Portraits


Dominique Desseigne, PDG du groupe Barrière : un nouveau souffle

Regard bleu azur, Dominique Desseigne, PDG du groupe Barrière (GLB* et SFCMC*), un des plus grands groupes de casinos, hôtels, bars et restaurants en France, est toujours aussi énergique et affûté.
Comme il l’exprime lui-même, il a la chance de pouvoir diriger un groupe familial, créé il y a près de 110 ans, propriétaire de presque tous ses actifs. Le chiffre d’affaires de l’ensemble des deux entités, 33 casinos, 1 club de jeux, 18 hôtels de luxe, plus de 140 restaurants & bars s’élèvent pour l’exercice clos du 31 octobre 2018 à 1,2 milliards.
Le terrible accident de son épouse l’a amené à codiriger le Groupe depuis 1997, qui sous sa houlette depuis 2001, continue à se moderniser et a même gagné le titre de Palace pour son établissement à Courchevel.
Aujourd’hui il explique sa vision et les nouveaux enjeux auxquels est confronté le Groupe.
Entretien à bâtons rompus avec Katya Pellegrino.
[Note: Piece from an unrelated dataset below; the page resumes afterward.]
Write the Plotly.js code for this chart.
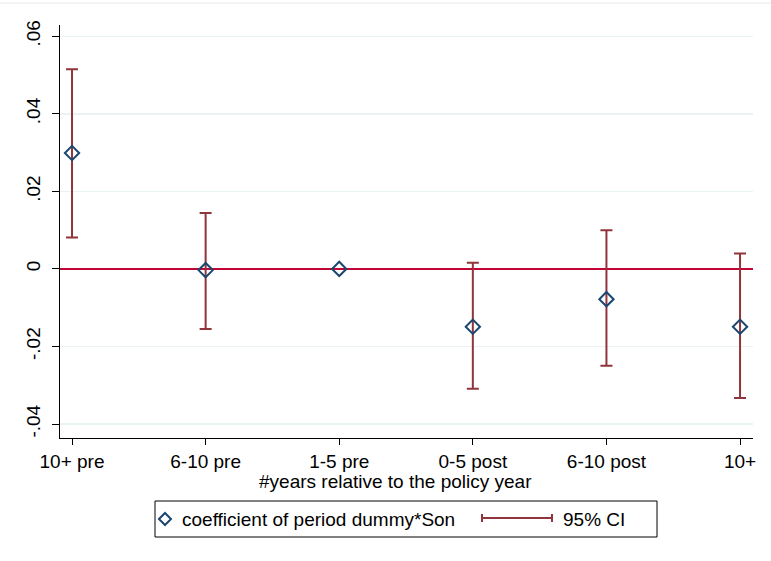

Pouvons-nous revenir un peu sur votre parcours avant 1997 ?


Après des études de droit à Paris, je deviens notaire en 1980.
Je quitte la profession en 97, deux ans après le terrible accident de ma femme, pour m’occuper du Groupe à ses côtés. Ma formation m’aide beaucoup, particulièrement dans un métier comme le nôtre qui nécessite beaucoup de compétences juridiques.

Qu’est-ce qui fut le plus difficile pour vous lorsque vous codirigez le Groupe en 1997 ?

Hôtel Barrière Le Fouquet's - © Groupe Barrière

Je n’ai pas vraiment eu le temps de me poser la question.
La seule qui résonnait en moi était de savoir si j’allais y arriver et surtout être au niveau des attentes du Groupe !
Heureusement j’ai beaucoup travaillé avec mon beau-père sur les actifs et je connaissais le Groupe. Lui-même ardéchois d’origine, était un homme de la nature, authentique et loin des mondanités. Grâce à son oncle, François André, un homme exceptionnel, il a trouvé sa voie.
Il avait toujours une attitude bien élevée, mais n’avait pas le compliment facile alors lorsqu’il en faisait c’était le bonheur !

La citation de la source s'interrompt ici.